**Aim:** Give the data below again, word for word.
+ + + +
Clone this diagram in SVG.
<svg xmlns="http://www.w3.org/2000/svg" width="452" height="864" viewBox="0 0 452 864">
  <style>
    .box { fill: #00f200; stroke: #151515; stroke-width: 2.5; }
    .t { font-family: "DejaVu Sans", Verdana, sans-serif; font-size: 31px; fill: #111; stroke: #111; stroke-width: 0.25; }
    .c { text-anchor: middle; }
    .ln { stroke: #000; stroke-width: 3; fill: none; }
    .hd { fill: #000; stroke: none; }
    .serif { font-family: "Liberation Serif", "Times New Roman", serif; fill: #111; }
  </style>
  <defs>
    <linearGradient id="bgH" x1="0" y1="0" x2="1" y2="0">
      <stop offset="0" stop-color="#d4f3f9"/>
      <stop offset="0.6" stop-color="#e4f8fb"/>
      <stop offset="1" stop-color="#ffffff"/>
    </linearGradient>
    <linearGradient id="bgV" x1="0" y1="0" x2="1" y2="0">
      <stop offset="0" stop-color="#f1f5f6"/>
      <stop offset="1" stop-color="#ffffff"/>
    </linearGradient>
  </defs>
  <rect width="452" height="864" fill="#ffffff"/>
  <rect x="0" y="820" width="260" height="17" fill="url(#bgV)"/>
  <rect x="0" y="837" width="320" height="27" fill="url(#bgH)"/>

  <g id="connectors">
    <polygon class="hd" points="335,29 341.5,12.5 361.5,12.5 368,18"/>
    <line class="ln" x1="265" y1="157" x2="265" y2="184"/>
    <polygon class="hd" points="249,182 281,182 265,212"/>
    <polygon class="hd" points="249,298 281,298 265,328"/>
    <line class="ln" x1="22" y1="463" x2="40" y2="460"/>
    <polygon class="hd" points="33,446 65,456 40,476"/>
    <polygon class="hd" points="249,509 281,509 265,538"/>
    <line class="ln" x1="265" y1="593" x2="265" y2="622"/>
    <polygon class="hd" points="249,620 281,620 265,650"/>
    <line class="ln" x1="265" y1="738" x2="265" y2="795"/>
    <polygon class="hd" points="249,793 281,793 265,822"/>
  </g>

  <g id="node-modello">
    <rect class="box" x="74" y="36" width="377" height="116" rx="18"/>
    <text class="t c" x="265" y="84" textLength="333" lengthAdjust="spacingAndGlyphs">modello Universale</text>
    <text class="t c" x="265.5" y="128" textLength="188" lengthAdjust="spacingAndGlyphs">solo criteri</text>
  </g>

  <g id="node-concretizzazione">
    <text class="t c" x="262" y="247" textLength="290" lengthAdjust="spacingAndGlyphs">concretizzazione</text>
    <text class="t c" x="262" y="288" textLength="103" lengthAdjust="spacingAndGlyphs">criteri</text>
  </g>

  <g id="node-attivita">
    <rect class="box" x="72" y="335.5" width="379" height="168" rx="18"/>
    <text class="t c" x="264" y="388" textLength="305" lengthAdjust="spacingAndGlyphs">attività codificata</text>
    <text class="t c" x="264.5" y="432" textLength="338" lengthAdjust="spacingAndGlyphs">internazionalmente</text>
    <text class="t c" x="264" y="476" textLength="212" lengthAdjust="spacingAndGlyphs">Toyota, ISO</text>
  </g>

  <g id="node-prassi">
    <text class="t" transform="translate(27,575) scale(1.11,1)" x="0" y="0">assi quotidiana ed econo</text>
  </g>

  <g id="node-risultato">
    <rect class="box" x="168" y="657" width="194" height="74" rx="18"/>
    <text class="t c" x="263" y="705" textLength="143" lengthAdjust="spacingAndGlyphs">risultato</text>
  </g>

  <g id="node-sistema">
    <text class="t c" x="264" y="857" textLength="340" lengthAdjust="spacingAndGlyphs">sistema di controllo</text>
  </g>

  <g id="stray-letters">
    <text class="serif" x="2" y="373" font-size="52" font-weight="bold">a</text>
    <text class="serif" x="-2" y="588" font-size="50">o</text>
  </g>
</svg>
+ + + +
**Correct output:**
Clone this diagram in SVG.
<svg xmlns="http://www.w3.org/2000/svg" width="452" height="864" viewBox="0 0 452 864">
  <style>
    .box { fill: #00f200; stroke: #151515; stroke-width: 2.5; }
    .t { font-family: "DejaVu Sans", Verdana, sans-serif; font-size: 31px; fill: #111; stroke: #111; stroke-width: 0.25; }
    .c { text-anchor: middle; }
    .ln { stroke: #000; stroke-width: 3; fill: none; }
    .hd { fill: #000; stroke: none; }
    .serif { font-family: "Liberation Serif", "Times New Roman", serif; fill: #111; }
  </style>
  <defs>
    <linearGradient id="bgH" x1="0" y1="0" x2="1" y2="0">
      <stop offset="0" stop-color="#d4f3f9"/>
      <stop offset="0.6" stop-color="#e4f8fb"/>
      <stop offset="1" stop-color="#ffffff"/>
    </linearGradient>
    <linearGradient id="bgV" x1="0" y1="0" x2="1" y2="0">
      <stop offset="0" stop-color="#f1f5f6"/>
      <stop offset="1" stop-color="#ffffff"/>
    </linearGradient>
  </defs>
  <rect width="452" height="864" fill="#ffffff"/>
  <rect x="0" y="820" width="260" height="17" fill="url(#bgV)"/>
  <rect x="0" y="837" width="320" height="27" fill="url(#bgH)"/>

  <g id="connectors">
    <polygon class="hd" points="335,29 341.5,12.5 361.5,12.5 368,18"/>
    <line class="ln" x1="265" y1="157" x2="265" y2="184"/>
    <polygon class="hd" points="249,182 281,182 265,212"/>
    <polygon class="hd" points="249,298 281,298 265,328"/>
    <line class="ln" x1="22" y1="463" x2="40" y2="460"/>
    <polygon class="hd" points="33,446 65,456 40,476"/>
    <polygon class="hd" points="249,509 281,509 265,538"/>
    <line class="ln" x1="265" y1="593" x2="265" y2="622"/>
    <polygon class="hd" points="249,620 281,620 265,650"/>
    <line class="ln" x1="265" y1="738" x2="265" y2="795"/>
    <polygon class="hd" points="249,793 281,793 265,822"/>
  </g>

  <g id="node-modello">
    <rect class="box" x="74" y="36" width="377" height="116" rx="18"/>
    <text class="t c" x="265" y="84" textLength="333" lengthAdjust="spacingAndGlyphs">modello Universale</text>
    <text class="t c" x="265.5" y="128" textLength="188" lengthAdjust="spacingAndGlyphs">solo criteri</text>
  </g>

  <g id="node-concretizzazione">
    <text class="t c" x="262" y="247" textLength="290" lengthAdjust="spacingAndGlyphs">concretizzazione</text>
    <text class="t c" x="262" y="288" textLength="103" lengthAdjust="spacingAndGlyphs">criteri</text>
  </g>

  <g id="node-attivita">
    <rect class="box" x="72" y="335.5" width="379" height="168" rx="18"/>
    <text class="t c" x="264" y="388" textLength="305" lengthAdjust="spacingAndGlyphs">attività codificata</text>
    <text class="t c" x="264.5" y="432" textLength="338" lengthAdjust="spacingAndGlyphs">internazionalmente</text>
    <text class="t c" x="264" y="476" textLength="212" lengthAdjust="spacingAndGlyphs">Toyota, ISO</text>
  </g>

  <g id="node-prassi">
    <text class="t" transform="translate(27,575) scale(1.11,1)" x="0" y="0">assi quotidiana ed econo</text>
  </g>

  <g id="node-risultato">
    <rect class="box" x="168" y="657" width="194" height="74" rx="18"/>
    <text class="t c" x="263" y="705" textLength="143" lengthAdjust="spacingAndGlyphs">risultato</text>
  </g>

  <g id="node-sistema">
    <text class="t c" x="264" y="857" textLength="340" lengthAdjust="spacingAndGlyphs">sistema di controllo</text>
  </g>

  <g id="stray-letters">
    <text class="serif" x="2" y="373" font-size="52" font-weight="bold">a</text>
    <text class="serif" x="-2" y="588" font-size="50">o</text>
  </g>
</svg>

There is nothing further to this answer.